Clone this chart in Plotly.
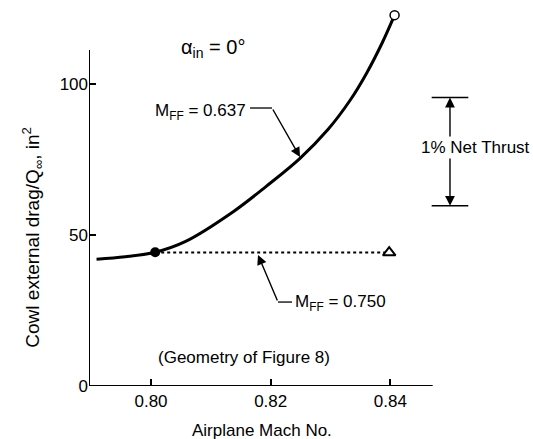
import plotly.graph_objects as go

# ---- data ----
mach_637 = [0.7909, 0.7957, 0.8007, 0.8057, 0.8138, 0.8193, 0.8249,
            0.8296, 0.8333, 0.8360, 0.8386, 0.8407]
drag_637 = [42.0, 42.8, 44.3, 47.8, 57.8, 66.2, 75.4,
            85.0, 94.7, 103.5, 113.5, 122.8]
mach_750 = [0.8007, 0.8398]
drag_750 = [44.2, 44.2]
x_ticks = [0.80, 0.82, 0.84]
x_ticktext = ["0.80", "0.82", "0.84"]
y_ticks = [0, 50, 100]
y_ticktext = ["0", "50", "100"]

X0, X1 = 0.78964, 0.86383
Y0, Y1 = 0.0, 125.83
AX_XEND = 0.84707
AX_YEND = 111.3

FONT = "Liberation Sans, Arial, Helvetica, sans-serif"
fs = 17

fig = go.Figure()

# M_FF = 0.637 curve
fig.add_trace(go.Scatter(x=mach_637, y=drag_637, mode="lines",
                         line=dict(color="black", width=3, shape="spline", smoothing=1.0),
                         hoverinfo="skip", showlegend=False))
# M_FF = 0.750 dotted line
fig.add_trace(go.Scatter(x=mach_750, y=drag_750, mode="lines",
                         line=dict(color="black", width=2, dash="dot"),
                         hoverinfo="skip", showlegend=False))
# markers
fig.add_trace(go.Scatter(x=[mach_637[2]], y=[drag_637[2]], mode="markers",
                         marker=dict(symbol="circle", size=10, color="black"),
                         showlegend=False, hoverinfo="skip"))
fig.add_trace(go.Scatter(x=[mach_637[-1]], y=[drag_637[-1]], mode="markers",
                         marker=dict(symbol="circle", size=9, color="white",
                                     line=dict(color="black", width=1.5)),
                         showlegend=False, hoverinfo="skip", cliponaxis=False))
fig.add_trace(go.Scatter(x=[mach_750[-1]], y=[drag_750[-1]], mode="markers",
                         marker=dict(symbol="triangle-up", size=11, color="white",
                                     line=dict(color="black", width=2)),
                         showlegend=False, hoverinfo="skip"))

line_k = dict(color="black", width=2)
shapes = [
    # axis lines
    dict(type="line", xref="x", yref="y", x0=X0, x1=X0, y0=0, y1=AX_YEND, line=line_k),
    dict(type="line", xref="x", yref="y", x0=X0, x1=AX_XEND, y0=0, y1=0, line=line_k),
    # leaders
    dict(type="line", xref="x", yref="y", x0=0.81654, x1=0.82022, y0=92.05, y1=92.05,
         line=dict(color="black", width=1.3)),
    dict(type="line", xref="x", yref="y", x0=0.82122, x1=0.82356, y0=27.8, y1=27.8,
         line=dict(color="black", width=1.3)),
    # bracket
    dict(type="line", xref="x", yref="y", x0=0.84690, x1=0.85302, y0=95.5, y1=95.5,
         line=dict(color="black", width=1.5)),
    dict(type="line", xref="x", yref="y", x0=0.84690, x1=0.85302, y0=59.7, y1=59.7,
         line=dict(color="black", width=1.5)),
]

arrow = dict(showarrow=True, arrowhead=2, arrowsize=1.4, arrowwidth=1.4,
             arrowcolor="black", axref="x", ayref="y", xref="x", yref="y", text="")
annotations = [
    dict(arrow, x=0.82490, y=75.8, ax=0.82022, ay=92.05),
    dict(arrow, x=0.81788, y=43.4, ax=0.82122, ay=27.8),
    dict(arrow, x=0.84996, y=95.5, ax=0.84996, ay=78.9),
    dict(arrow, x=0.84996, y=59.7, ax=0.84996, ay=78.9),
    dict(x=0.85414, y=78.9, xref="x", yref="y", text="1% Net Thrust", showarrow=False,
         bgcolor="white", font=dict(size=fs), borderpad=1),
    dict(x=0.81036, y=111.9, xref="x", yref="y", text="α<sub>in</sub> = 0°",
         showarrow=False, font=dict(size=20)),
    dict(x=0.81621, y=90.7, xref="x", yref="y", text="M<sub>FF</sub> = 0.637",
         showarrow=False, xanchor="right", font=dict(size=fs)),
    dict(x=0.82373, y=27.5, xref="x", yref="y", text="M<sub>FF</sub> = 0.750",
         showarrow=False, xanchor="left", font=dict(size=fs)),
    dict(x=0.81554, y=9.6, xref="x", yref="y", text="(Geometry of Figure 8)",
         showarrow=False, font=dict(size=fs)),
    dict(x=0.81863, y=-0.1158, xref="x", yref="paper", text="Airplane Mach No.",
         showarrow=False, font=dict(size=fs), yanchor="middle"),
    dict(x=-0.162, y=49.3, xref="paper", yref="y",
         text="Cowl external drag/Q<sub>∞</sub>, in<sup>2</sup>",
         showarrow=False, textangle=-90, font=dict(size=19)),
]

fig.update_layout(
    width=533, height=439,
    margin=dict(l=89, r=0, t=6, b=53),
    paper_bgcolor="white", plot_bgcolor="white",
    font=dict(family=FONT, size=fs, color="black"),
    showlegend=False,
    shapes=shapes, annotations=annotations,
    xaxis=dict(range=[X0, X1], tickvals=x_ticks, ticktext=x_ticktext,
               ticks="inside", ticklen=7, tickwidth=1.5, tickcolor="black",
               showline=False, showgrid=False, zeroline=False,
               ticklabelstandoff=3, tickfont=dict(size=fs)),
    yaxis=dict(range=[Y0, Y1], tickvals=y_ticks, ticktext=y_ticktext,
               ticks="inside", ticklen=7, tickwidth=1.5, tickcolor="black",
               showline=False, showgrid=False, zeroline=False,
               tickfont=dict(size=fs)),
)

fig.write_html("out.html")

* [WHAT YOU HAVE TO DO]:
Write out, word for word, the lines from the start of the data through the one holding "import plotly.graph_objects as go". Omit pictures.

* [RESPONSE TO THIS TASK]:
Clone this chart in Plotly.
import plotly.graph_objects as go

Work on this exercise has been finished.